Last week, fight day for Sugar Ray came in Antwerp, where he was to meet The Netherlands' top middleweight, Jan de Bruin. As always, there was time to kill. Sugar Ray was up at 7, went to Mass in a nearby church at 8, had finished breakfast by 10:30. At 11:30 he shuffled across the Avenue de Keyser from the Century Hotel for the formality of weighing in. After that came a long nap back in the hotel. Not until 3:30 did the real business of the day begin.

In the dressing room of Antwerp's Sportpalais, Trainer Harry ("Papa") Wiley had unpacked the bag, spread a clean linen sheet over the rubbing table, laid out the clean woolen socks, the purple trunks, the boxing shoes with new laces. Robinson gave one dour look at the preparations and grumbled: "It's cold here."

But as fight time approached, the champ began to loosen up. Pacing up & down the room, throwing in a quick skip-step before each turn, he began kidding with Papa and Manager George Gainford, was soon talking baseball and skipping an imaginary rope. By the time he walked down the aisle to the ring, jogging rhythmically to some inner melody, the atmosphere of tension and strained horseplay was gone. From the instant the bell sounded, Sugar Ray Robinson was the master craftsman who knew just what he was doing—the best fighter, pound for pound, in the world.

Bang-Bang-Bang. Relaxed and loose, he cautiously circled the Dutchman, spotted a sudden opening. He threw a left jab to the belly and De Bruin, gaping in surprise, dropped to the canvas. De Bruin picked himself up at the count of one, sparred warily for a moment, then rocked Robinson with a hard right. At round's end Robinson confided to Gainford and Trainer Peewee Beale: "Man, that cat can smoke" (that fighter can hit).

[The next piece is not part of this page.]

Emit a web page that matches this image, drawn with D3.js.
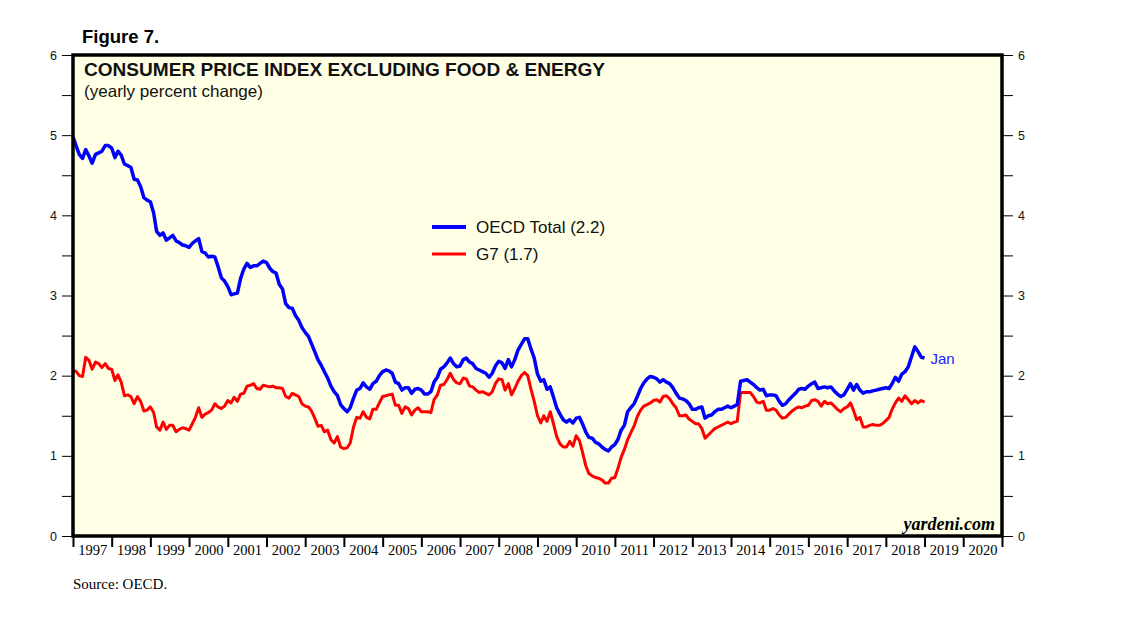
<!DOCTYPE html>
<html>
<head>
<meta charset="utf-8">
<script src="https://cdn.jsdelivr.net/npm/d3@7"></script>
<style>
  body { margin: 0; background: #fff; }
  svg { display: block; }
</style>
</head>
<body>
<script>
// monthly values, Jan 1997 .. Jan 2019 (one row per year)
const oecd = [
  4.98, 4.86, 4.76, 4.71, 4.82, 4.74, 4.65, 4.76, 4.78, 4.80, 4.87, 4.87,
  4.84, 4.72, 4.80, 4.75, 4.64, 4.62, 4.60, 4.45, 4.44, 4.36, 4.22, 4.19,
  4.17, 4.03, 3.80, 3.75, 3.78, 3.69, 3.72, 3.75, 3.68, 3.66, 3.63, 3.62,
  3.60, 3.65, 3.68, 3.71, 3.55, 3.53, 3.48, 3.49, 3.48, 3.36, 3.22, 3.18,
  3.11, 3.01, 3.02, 3.03, 3.21, 3.33, 3.40, 3.35, 3.37, 3.37, 3.40, 3.43,
  3.41, 3.34, 3.30, 3.28, 3.14, 3.08, 2.90, 2.85, 2.84, 2.75, 2.69, 2.60,
  2.54, 2.49, 2.40, 2.30, 2.20, 2.13, 2.05, 1.97, 1.87, 1.80, 1.75, 1.64,
  1.59, 1.55, 1.60, 1.72, 1.82, 1.84, 1.91, 1.86, 1.83, 1.90, 1.93, 2.00,
  2.05, 2.07, 2.06, 2.03, 1.92, 1.90, 1.82, 1.85, 1.85, 1.78, 1.83, 1.84,
  1.82, 1.77, 1.77, 1.80, 1.92, 1.98, 2.08, 2.11, 2.16, 2.22, 2.15, 2.11,
  2.12, 2.20, 2.22, 2.17, 2.15, 2.09, 2.07, 2.05, 2.03, 1.98, 2.03, 2.12,
  2.18, 2.16, 2.09, 2.20, 2.11, 2.20, 2.32, 2.39, 2.46, 2.46, 2.33, 2.22,
  2.02, 1.93, 1.95, 1.83, 1.86, 1.73, 1.60, 1.52, 1.45, 1.42, 1.45, 1.41,
  1.47, 1.48, 1.40, 1.30, 1.23, 1.22, 1.17, 1.15, 1.11, 1.08, 1.06, 1.11,
  1.14, 1.21, 1.32, 1.38, 1.55, 1.60, 1.65, 1.74, 1.84, 1.91, 1.96, 1.99,
  1.98, 1.96, 1.92, 1.95, 1.92, 1.90, 1.85, 1.78, 1.72, 1.71, 1.69, 1.65,
  1.58, 1.58, 1.60, 1.61, 1.47, 1.50, 1.51, 1.55, 1.58, 1.58, 1.60, 1.62,
  1.60, 1.62, 1.64, 1.93, 1.94, 1.95, 1.92, 1.89, 1.85, 1.82, 1.83, 1.75,
  1.76, 1.76, 1.75, 1.68, 1.63, 1.65, 1.70, 1.74, 1.78, 1.83, 1.84, 1.83,
  1.87, 1.90, 1.92, 1.84, 1.85, 1.86, 1.85, 1.86, 1.81, 1.77, 1.74, 1.76,
  1.83, 1.90, 1.82, 1.89, 1.82, 1.78, 1.80, 1.80, 1.81, 1.82, 1.83, 1.84,
  1.85, 1.84, 1.90, 1.98, 1.93, 2.02, 2.05, 2.11, 2.24, 2.36, 2.30, 2.23,
  2.22
];

const g7 = [
  2.07, 2.05, 2.00, 1.99, 2.23, 2.19, 2.08, 2.17, 2.15, 2.10, 2.15, 2.09,
  2.08, 1.94, 2.01, 1.92, 1.75, 1.76, 1.74, 1.65, 1.74, 1.68, 1.56, 1.57,
  1.61, 1.54, 1.36, 1.32, 1.42, 1.33, 1.38, 1.38, 1.30, 1.33, 1.35, 1.34,
  1.32, 1.40, 1.48, 1.60, 1.48, 1.52, 1.54, 1.57, 1.65, 1.61, 1.59, 1.62,
  1.69, 1.66, 1.73, 1.68, 1.77, 1.78, 1.87, 1.88, 1.90, 1.84, 1.83, 1.88,
  1.87, 1.86, 1.87, 1.85, 1.85, 1.84, 1.74, 1.72, 1.78, 1.76, 1.74, 1.65,
  1.62, 1.61, 1.56, 1.47, 1.37, 1.38, 1.30, 1.32, 1.20, 1.16, 1.24, 1.11,
  1.09, 1.10, 1.16, 1.36, 1.48, 1.47, 1.55, 1.48, 1.46, 1.58, 1.58, 1.66,
  1.74, 1.75, 1.76, 1.77, 1.63, 1.63, 1.53, 1.61, 1.59, 1.51, 1.57, 1.60,
  1.55, 1.55, 1.55, 1.54, 1.70, 1.76, 1.88, 1.89, 1.95, 2.03, 1.95, 1.91,
  1.90, 1.97, 1.96, 1.87, 1.86, 1.82, 1.79, 1.80, 1.78, 1.76, 1.80, 1.90,
  1.96, 1.95, 1.82, 1.90, 1.76, 1.84, 1.93, 2.00, 2.04, 2.00, 1.83, 1.68,
  1.50, 1.41, 1.50, 1.43, 1.55, 1.40, 1.24, 1.15, 1.11, 1.11, 1.18, 1.12,
  1.25, 1.19, 1.05, 0.88, 0.78, 0.75, 0.73, 0.72, 0.70, 0.66, 0.66, 0.72,
  0.73, 0.85, 0.98, 1.08, 1.20, 1.29, 1.37, 1.49, 1.57, 1.62, 1.64, 1.66,
  1.69, 1.70, 1.67, 1.74, 1.75, 1.71, 1.65, 1.60, 1.50, 1.50, 1.51, 1.46,
  1.43, 1.40, 1.40, 1.34, 1.22, 1.26, 1.30, 1.34, 1.36, 1.38, 1.40, 1.42,
  1.40, 1.42, 1.43, 1.79, 1.79, 1.79, 1.79, 1.74, 1.67, 1.66, 1.68, 1.57,
  1.57, 1.59, 1.57, 1.51, 1.47, 1.48, 1.52, 1.56, 1.59, 1.61, 1.60, 1.62,
  1.63, 1.69, 1.70, 1.68, 1.62, 1.68, 1.65, 1.66, 1.62, 1.58, 1.55, 1.59,
  1.61, 1.66, 1.57, 1.45, 1.48, 1.36, 1.36, 1.38, 1.39, 1.38, 1.38, 1.40,
  1.44, 1.48, 1.58, 1.66, 1.72, 1.68, 1.75, 1.70, 1.65, 1.69, 1.66, 1.69,
  1.67
];

const years = d3.range(1997, 2021);
const yTicks = d3.range(0, 6.01, 0.5);
const legendItems = [
  { label: "OECD Total (2.2)", color: "#0000ff", width: 4 },
  { label: "G7 (1.7)", color: "#ff0000", width: 3 }
];

const width = 1138, height = 621;
const margin = { top: 55, right: 136, bottom: 85, left: 73 };
const innerRight = width - margin.right;
const innerBottom = height - margin.bottom;
const sans = "Arial, Liberation Sans, sans-serif";
const serif = "Times New Roman, Liberation Serif, serif";

const months = d3.timeMonth.range(new Date(1997, 0, 1), new Date(2019, 1, 1));

const x = d3.scaleTime()
  .domain([new Date(1997, 0, 1), new Date(2021, 0, 1)])
  .range([margin.left, innerRight]);

const y = d3.scaleLinear()
  .domain([0, 6])
  .range([innerBottom, margin.top]);

const svg = d3.select("body").append("svg")
  .attr("width", width)
  .attr("height", height)
  .attr("viewBox", [0, 0, width, height]);

// plot background
svg.append("rect")
  .attr("x", margin.left)
  .attr("y", margin.top)
  .attr("width", innerRight - margin.left)
  .attr("height", innerBottom - margin.top)
  .attr("fill", "#ffffe5");

// Left and right y axes
const fmt = (d) => (Number.isInteger(d) ? d : "");
svg.append("g")
  .attr("transform", `translate(${margin.left - 1},0)`)
  .call(d3.axisLeft(y).tickValues(yTicks).tickFormat(fmt).tickSize(10).tickPadding(5))
  .call((g) => g.select(".domain").remove())
  .call((g) => g.selectAll("text").attr("font-family", sans).attr("font-size", 12.5).attr("fill", "#111"));

svg.append("g")
  .attr("transform", `translate(${innerRight + 1},0)`)
  .call(d3.axisRight(y).tickValues(yTicks).tickFormat(fmt).tickSize(10).tickPadding(5))
  .call((g) => g.select(".domain").remove())
  .call((g) => g.selectAll("text").attr("font-family", sans).attr("font-size", 12.5).attr("fill", "#111"));

// x axis: year boundary ticks, labels centred in each year
svg.append("g")
  .attr("transform", `translate(0,${innerBottom})`)
  .call(d3.axisBottom(x).ticks(d3.timeYear.every(1)).tickFormat("").tickSize(11))
  .call((g) => g.select(".domain").remove())
  .call((g) => g.selectAll("line").attr("stroke-width", 2));

svg.append("g")
  .attr("transform", `translate(0,${innerBottom})`)
  .call(d3.axisBottom(x)
    .tickValues(years.map((yr) => new Date(yr, 6, 2)))
    .tickFormat(d3.timeFormat("%Y"))
    .tickSize(0)
    .tickPadding(9))
  .call((g) => g.select(".domain").remove())
  .call((g) => g.selectAll("text")
    .attr("font-family", serif)
    .attr("font-size", 14.5)
    .attr("fill", "#000"));

// lines
const line = (vals) => d3.line()
  .x((d, i) => x(months[i]))
  .y((d) => y(d))(vals);

svg.append("path")
  .attr("d", line(g7))
  .attr("fill", "none")
  .attr("stroke", "#ff0000")
  .attr("stroke-width", 3)
  .attr("stroke-linejoin", "round");

svg.append("path")
  .attr("d", line(oecd))
  .attr("fill", "none")
  .attr("stroke", "#0000ff")
  .attr("stroke-width", 3.5)
  .attr("stroke-linejoin", "round");

// frame
svg.append("rect")
  .attr("x", margin.left)
  .attr("y", margin.top)
  .attr("width", innerRight - margin.left)
  .attr("height", innerBottom - margin.top)
  .attr("fill", "none")
  .attr("stroke", "#000")
  .attr("stroke-width", 3.5);

// end label
svg.append("text")
  .attr("x", x(months[months.length - 1]) + 6)
  .attr("y", y(oecd[oecd.length - 1]) + 6)
  .attr("fill", "#2020ff")
  .attr("font-family", sans)
  .attr("font-size", 15)
  .text("Jan");

// legend
const leg = svg.append("g").attr("transform", "translate(432,227)");
legendItems.forEach((d, i) => {
  leg.append("line")
    .attr("x1", 0).attr("x2", 34)
    .attr("y1", i * 27).attr("y2", i * 27)
    .attr("stroke", d.color)
    .attr("stroke-width", d.width);
  leg.append("text")
    .attr("x", 44)
    .attr("y", i * 27 + 6)
    .attr("font-family", sans)
    .attr("font-size", 17)
    .attr("fill", "#111")
    .text(d.label);
});

// titles
svg.append("text")
  .attr("x", 82).attr("y", 43)
  .attr("font-family", sans)
  .attr("font-weight", "bold")
  .attr("font-size", 18.5)
  .text("Figure 7.");

svg.append("text")
  .attr("x", 84).attr("y", 76)
  .attr("font-family", sans)
  .attr("font-weight", "bold")
  .attr("font-size", 18.5)
  .attr("textLength", 521)
  .attr("lengthAdjust", "spacingAndGlyphs")
  .attr("fill", "#111")
  .text("CONSUMER PRICE INDEX EXCLUDING FOOD & ENERGY");

svg.append("text")
  .attr("x", 84).attr("y", 97)
  .attr("font-family", sans)
  .attr("font-size", 16.5)
  .attr("textLength", 179)
  .attr("lengthAdjust", "spacingAndGlyphs")
  .attr("fill", "#111")
  .text("(yearly percent change)");

svg.append("text")
  .attr("x", 995).attr("y", 530)
  .attr("text-anchor", "end")
  .attr("font-family", serif)
  .attr("font-style", "italic")
  .attr("font-weight", "bold")
  .attr("font-size", 18)
  .text("yardeni.com");

svg.append("text")
  .attr("x", 73).attr("y", 589)
  .attr("font-family", serif)
  .attr("font-size", 15)
  .text("Source: OECD.");
</script>
</body>
</html>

"Bang-bang-bang him in the belly," said Gainford. "Slow him up." Robinson went to work, snakewhipped De Bruin with sharp lefts. Right hooks, crosses, uppercuts and underswung bolos* crashed through De Bruin's blockade of glove and muscle. Robinson was on target, bombarding his opponent with boxing's most effective and versatile arsenal. By the middle of Round Eight, De Bruin had had enough. Pummeled and pounded by a copper-colored whirlwind that seemed to buffet him from all sides, he wearily threw up a hand in a gesture of defeat and ambled out of the ring. It was Sugar Ray Robinson's 125th victory in a string that has stretched for eleven years with only two draws and one defeat.

Relaxing in the locker room afterwards, Robinson shook off the fight-day mood with the air of any conscientious businessman dismissing his office cares. "Thank God that's over," said Sugar. "That boy could punch."